[Collected data]
......

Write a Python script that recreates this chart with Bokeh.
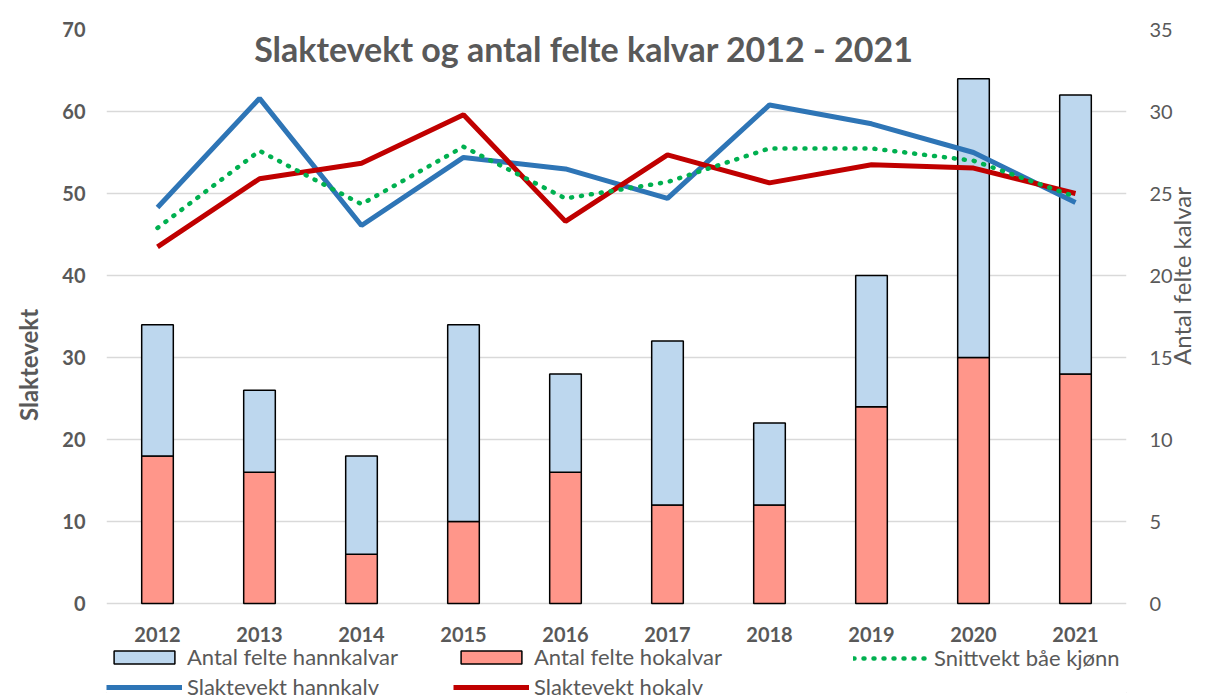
import math
from bokeh.plotting import figure
from bokeh.models import (Range1d, LinearAxis, Legend, LegendItem, Label,
                          FixedTicker, FactorRange)
from bokeh.embed import file_html
from bokeh.resources import INLINE

years = ["2012", "2013", "2014", "2015", "2016", "2017", "2018", "2019", "2020", "2021"]
felte_hokalvar = [9, 8, 3, 5, 8, 6, 6, 12, 15, 14]
felte_hannkalvar = [8, 5, 6, 12, 6, 10, 5, 8, 17, 17]
slaktevekt_hannkalv = [48.3, 61.6, 46.1, 54.4, 53.0, 49.4, 60.8, 58.5, 55.0, 48.9]
slaktevekt_hokalv = [43.5, 51.8, 53.7, 59.6, 46.6, 54.7, 51.3, 53.5, 53.1, 50.0]
snittvekt = [45.8, 55.2, 48.7, 55.7, 49.4, 51.4, 55.5, 55.5, 54.0, 49.6]
left_ticks = list(range(0, 71, 10))
right_ticks = list(range(0, 36, 5))

GRAY = "#595959"
FONT = "Lato"

# the frame reaches down to the page bottom so the legend (drawn inside it) is not clipped;
# the value axes keep 0 at the same place as in the reference (97 px above the bottom)
EXT = 97 / 574
p = figure(width=1213, height=700, x_range=FactorRange(*years),
           y_range=Range1d(-EXT * 70, 70),
           output_backend="svg", toolbar_location=None,
           min_border_left=106, min_border_right=87, min_border_top=29, min_border_bottom=0)
p.styles = {"outline": "1px solid #d9d9d9", "outline-offset": "-8px"}
p.outline_line_color = None
p.extra_y_ranges = {"right": Range1d(-EXT * 35, 35)}

src = dict(years=years, ho=felte_hokalvar, hann=felte_hannkalvar)
bars = p.vbar_stack(["ho", "hann"], x="years", width=0.31, source=src, y_range_name="right",
                    color=["#ff968a", "#bdd7ee"], line_color="black", line_width=1.5)
r_blue = p.line(years, slaktevekt_hannkalv, line_color="#2e75b6", line_width=5)
r_red = p.line(years, slaktevekt_hokalv, line_color="#c00000", line_width=5)
r_green = p.line(years, snittvekt, line_color="#00b050", line_width=4.5,
                 line_dash="1 9", line_cap="round")

# left axis
ly = p.yaxis[0]
ly.ticker = FixedTicker(ticks=left_ticks)
ly.axis_label = "Slaktevekt"
ly.axis_line_color = None
ly.major_tick_line_color = None
ly.minor_tick_line_color = None
ly.major_tick_out = 0
ly.major_tick_in = 0
ly.major_label_text_font = FONT
ly.major_label_text_font_style = "bold"
ly.major_label_text_font_size = "20px"
ly.major_label_text_color = GRAY
ly.major_label_standoff = 21
ly.axis_label_text_font = FONT
ly.axis_label_text_font_style = "bold"
ly.axis_label_text_font_size = "24px"
ly.axis_label_text_color = GRAY
ly.axis_label_standoff = 16

# right axis
ry = LinearAxis(y_range_name="right", ticker=FixedTicker(ticks=right_ticks),
                axis_label="Antal felte kalvar")
ry.axis_line_color = None
ry.major_tick_line_color = None
ry.minor_tick_line_color = None
ry.major_tick_out = 0
ry.major_tick_in = 0
ry.major_label_text_font = FONT
ry.major_label_text_font_size = "20px"
ry.major_label_text_color = GRAY
ry.major_label_standoff = 23
ry.axis_label_text_font = FONT
ry.axis_label_text_font_style = "normal"
ry.axis_label_text_font_size = "24px"
ry.axis_label_text_color = GRAY
ry.axis_label_standoff = 6
if "axis_label_orientation" in ry.properties():
    ry.axis_label_orientation = math.pi / 2
    ry.axis_label_text_align = "center"
p.add_layout(ry, "right")

# bottom axis: labels pulled up to sit just under the zero line
xa = p.xaxis[0]
xa.axis_line_color = None
xa.major_tick_line_color = None
xa.minor_tick_line_color = None
xa.major_tick_out = 0
xa.major_tick_in = 0
xa.major_label_text_font = FONT
xa.major_label_text_font_style = "bold"
xa.major_label_text_font_size = "20px"
xa.major_label_text_color = GRAY
xa.major_label_standoff = -74

p.xgrid.grid_line_color = None
p.ygrid.grid_line_color = "#d9d9d9"
p.ygrid.grid_line_width = 1.5

title = Label(x=4.68, y=67.7, text="Slaktevekt og antal felte kalvar 2012 - 2021",
              text_font=FONT, text_font_style="bold", text_font_size="34px",
              text_color=GRAY, text_align="center", text_baseline="middle")
p.add_layout(title)

def make_legend(items, loc):
    return Legend(items=items, location=loc, orientation="vertical",
                  padding=0, margin=0, spacing=3, border_line_color=None,
                  background_fill_alpha=0, glyph_width=76, glyph_height=16,
                  label_height=26, label_standoff=5,
                  label_text_font=FONT, label_text_font_size="22px", label_text_color=GRAY)

lg1 = make_legend([LegendItem(label="Antal felte hannkalvar", renderers=[bars[1]]),
                   LegendItem(label="Slaktevekt hannkalv", renderers=[r_blue])], (0, 0))
lg2 = make_legend([LegendItem(label="Antal felte hokalvar", renderers=[bars[0]]),
                   LegendItem(label="Slaktevekt hokalv", renderers=[r_red])], (347, 0))
lg3 = make_legend([LegendItem(label="Snittvekt båe kjønn", renderers=[r_green])], (747, 29))
for lg in (lg1, lg2, lg3):
    p.add_layout(lg)

open("out.html", "w").write(file_html(p, INLINE))
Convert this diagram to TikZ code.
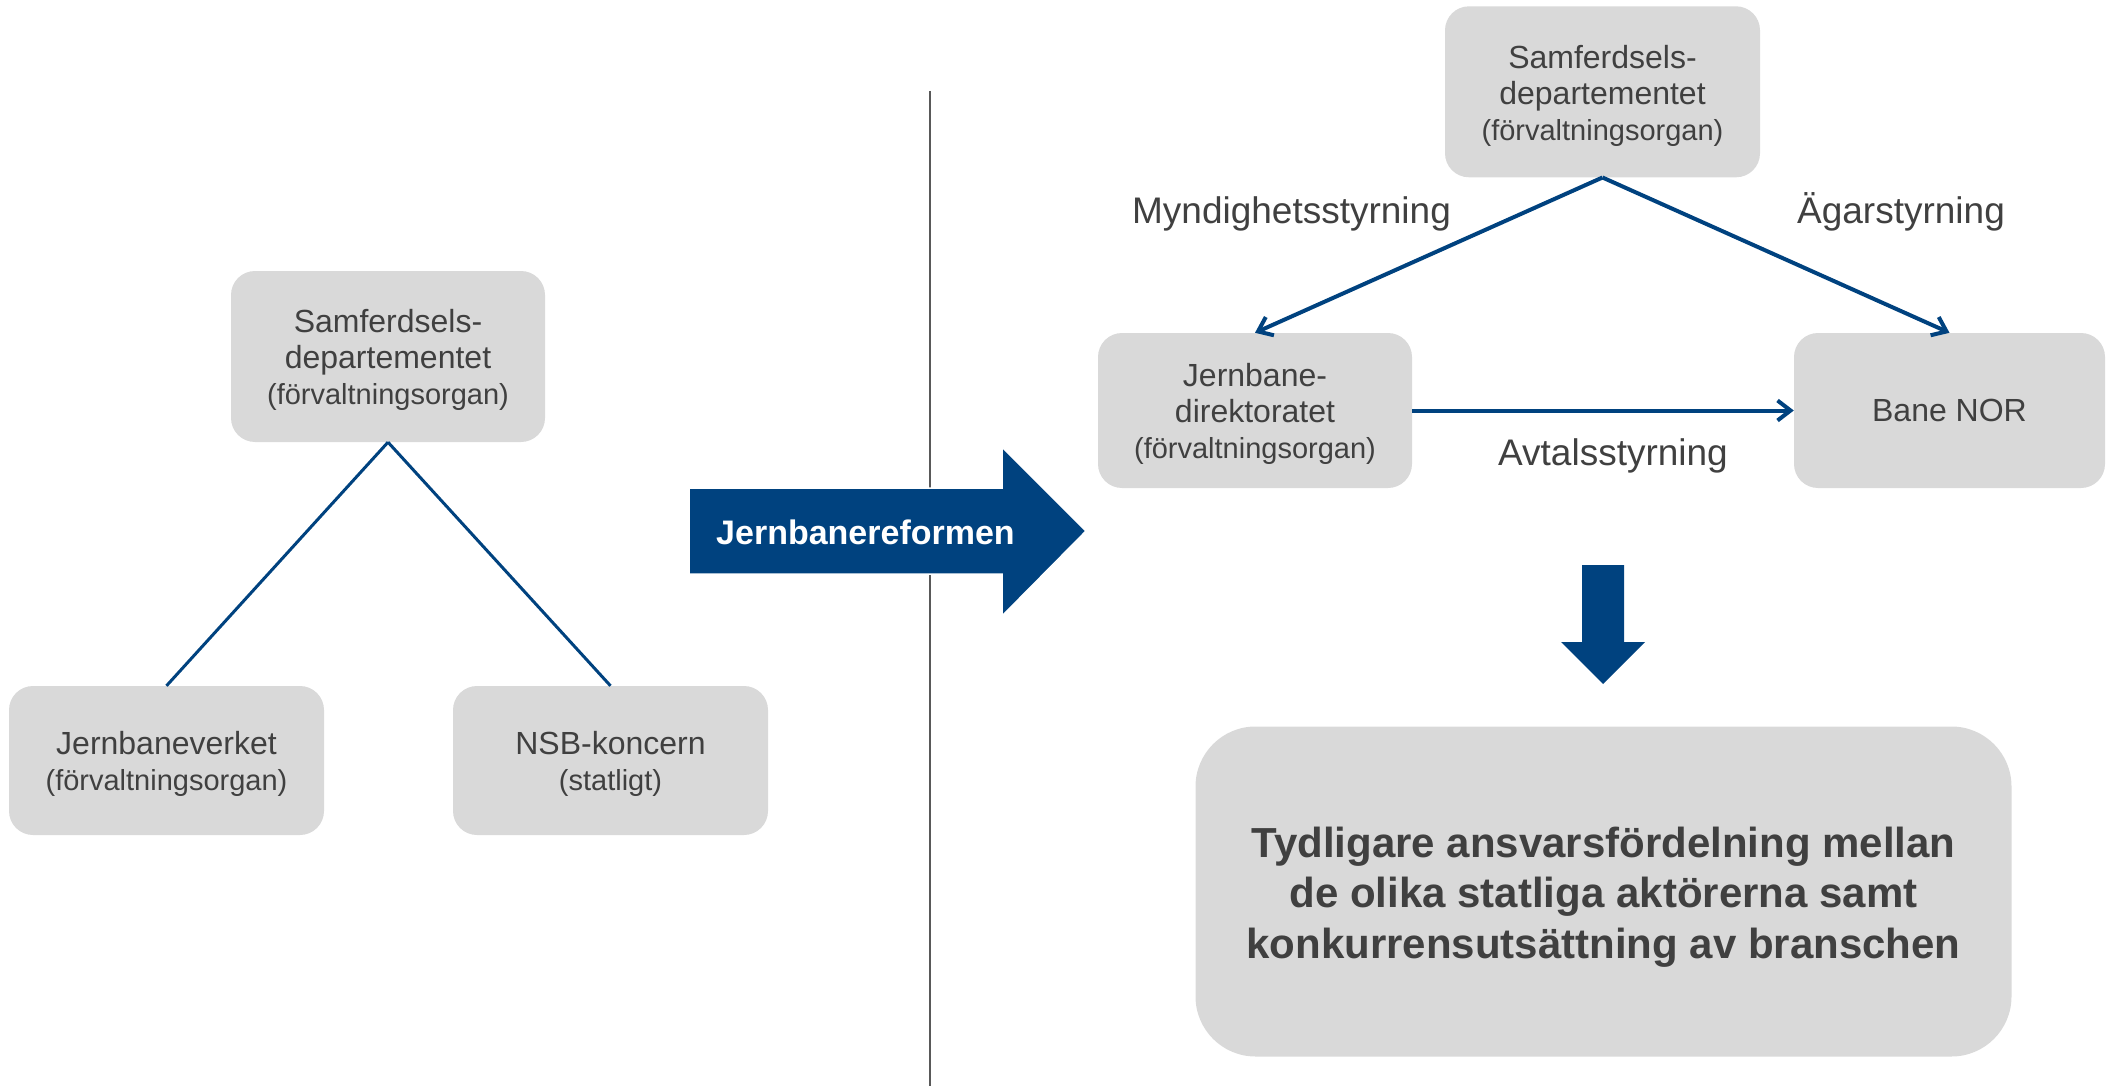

......

Write out all the records again, exactly, minus any pictures.

Write a Python script that recreates this chart with Bokeh.
import math
from bokeh.plotting import figure
from bokeh.models import (Range1d, LinearAxis, Legend, LegendItem, Label,
                          FixedTicker, FactorRange)
from bokeh.embed import file_html
from bokeh.resources import INLINE

years = ["2012", "2013", "2014", "2015", "2016", "2017", "2018", "2019", "2020", "2021"]
felte_hokalvar = [9, 8, 3, 5, 8, 6, 6, 12, 15, 14]
felte_hannkalvar = [8, 5, 6, 12, 6, 10, 5, 8, 17, 17]
slaktevekt_hannkalv = [48.3, 61.6, 46.1, 54.4, 53.0, 49.4, 60.8, 58.5, 55.0, 48.9]
slaktevekt_hokalv = [43.5, 51.8, 53.7, 59.6, 46.6, 54.7, 51.3, 53.5, 53.1, 50.0]
snittvekt = [45.8, 55.2, 48.7, 55.7, 49.4, 51.4, 55.5, 55.5, 54.0, 49.6]
left_ticks = list(range(0, 71, 10))
right_ticks = list(range(0, 36, 5))

GRAY = "#595959"
FONT = "Lato"

# the frame reaches down to the page bottom so the legend (drawn inside it) is not clipped;
# the value axes keep 0 at the same place as in the reference (97 px above the bottom)
EXT = 97 / 574
p = figure(width=1213, height=700, x_range=FactorRange(*years),
           y_range=Range1d(-EXT * 70, 70),
           output_backend="svg", toolbar_location=None,
           min_border_left=106, min_border_right=87, min_border_top=29, min_border_bottom=0)
p.styles = {"outline": "1px solid #d9d9d9", "outline-offset": "-8px"}
p.outline_line_color = None
p.extra_y_ranges = {"right": Range1d(-EXT * 35, 35)}

src = dict(years=years, ho=felte_hokalvar, hann=felte_hannkalvar)
bars = p.vbar_stack(["ho", "hann"], x="years", width=0.31, source=src, y_range_name="right",
                    color=["#ff968a", "#bdd7ee"], line_color="black", line_width=1.5)
r_blue = p.line(years, slaktevekt_hannkalv, line_color="#2e75b6", line_width=5)
r_red = p.line(years, slaktevekt_hokalv, line_color="#c00000", line_width=5)
r_green = p.line(years, snittvekt, line_color="#00b050", line_width=4.5,
                 line_dash="1 9", line_cap="round")

# left axis
ly = p.yaxis[0]
ly.ticker = FixedTicker(ticks=left_ticks)
ly.axis_label = "Slaktevekt"
ly.axis_line_color = None
ly.major_tick_line_color = None
ly.minor_tick_line_color = None
ly.major_tick_out = 0
ly.major_tick_in = 0
ly.major_label_text_font = FONT
ly.major_label_text_font_style = "bold"
ly.major_label_text_font_size = "20px"
ly.major_label_text_color = GRAY
ly.major_label_standoff = 21
ly.axis_label_text_font = FONT
ly.axis_label_text_font_style = "bold"
ly.axis_label_text_font_size = "24px"
ly.axis_label_text_color = GRAY
ly.axis_label_standoff = 16

# right axis
ry = LinearAxis(y_range_name="right", ticker=FixedTicker(ticks=right_ticks),
                axis_label="Antal felte kalvar")
ry.axis_line_color = None
ry.major_tick_line_color = None
ry.minor_tick_line_color = None
ry.major_tick_out = 0
ry.major_tick_in = 0
ry.major_label_text_font = FONT
ry.major_label_text_font_size = "20px"
ry.major_label_text_color = GRAY
ry.major_label_standoff = 23
ry.axis_label_text_font = FONT
ry.axis_label_text_font_style = "normal"
ry.axis_label_text_font_size = "24px"
ry.axis_label_text_color = GRAY
ry.axis_label_standoff = 6
if "axis_label_orientation" in ry.properties():
    ry.axis_label_orientation = math.pi / 2
    ry.axis_label_text_align = "center"
p.add_layout(ry, "right")

# bottom axis: labels pulled up to sit just under the zero line
xa = p.xaxis[0]
xa.axis_line_color = None
xa.major_tick_line_color = None
xa.minor_tick_line_color = None
xa.major_tick_out = 0
xa.major_tick_in = 0
xa.major_label_text_font = FONT
xa.major_label_text_font_style = "bold"
xa.major_label_text_font_size = "20px"
xa.major_label_text_color = GRAY
xa.major_label_standoff = -74

p.xgrid.grid_line_color = None
p.ygrid.grid_line_color = "#d9d9d9"
p.ygrid.grid_line_width = 1.5

title = Label(x=4.68, y=67.7, text="Slaktevekt og antal felte kalvar 2012 - 2021",
              text_font=FONT, text_font_style="bold", text_font_size="34px",
              text_color=GRAY, text_align="center", text_baseline="middle")
p.add_layout(title)

def make_legend(items, loc):
    return Legend(items=items, location=loc, orientation="vertical",
                  padding=0, margin=0, spacing=3, border_line_color=None,
                  background_fill_alpha=0, glyph_width=76, glyph_height=16,
                  label_height=26, label_standoff=5,
                  label_text_font=FONT, label_text_font_size="22px", label_text_color=GRAY)

lg1 = make_legend([LegendItem(label="Antal felte hannkalvar", renderers=[bars[1]]),
                   LegendItem(label="Slaktevekt hannkalv", renderers=[r_blue])], (0, 0))
lg2 = make_legend([LegendItem(label="Antal felte hokalvar", renderers=[bars[0]]),
                   LegendItem(label="Slaktevekt hokalv", renderers=[r_red])], (347, 0))
lg3 = make_legend([LegendItem(label="Snittvekt båe kjønn", renderers=[r_green])], (747, 29))
for lg in (lg1, lg2, lg3):
    p.add_layout(lg)

open("out.html", "w").write(file_html(p, INLINE))
Convert this diagram to TikZ code.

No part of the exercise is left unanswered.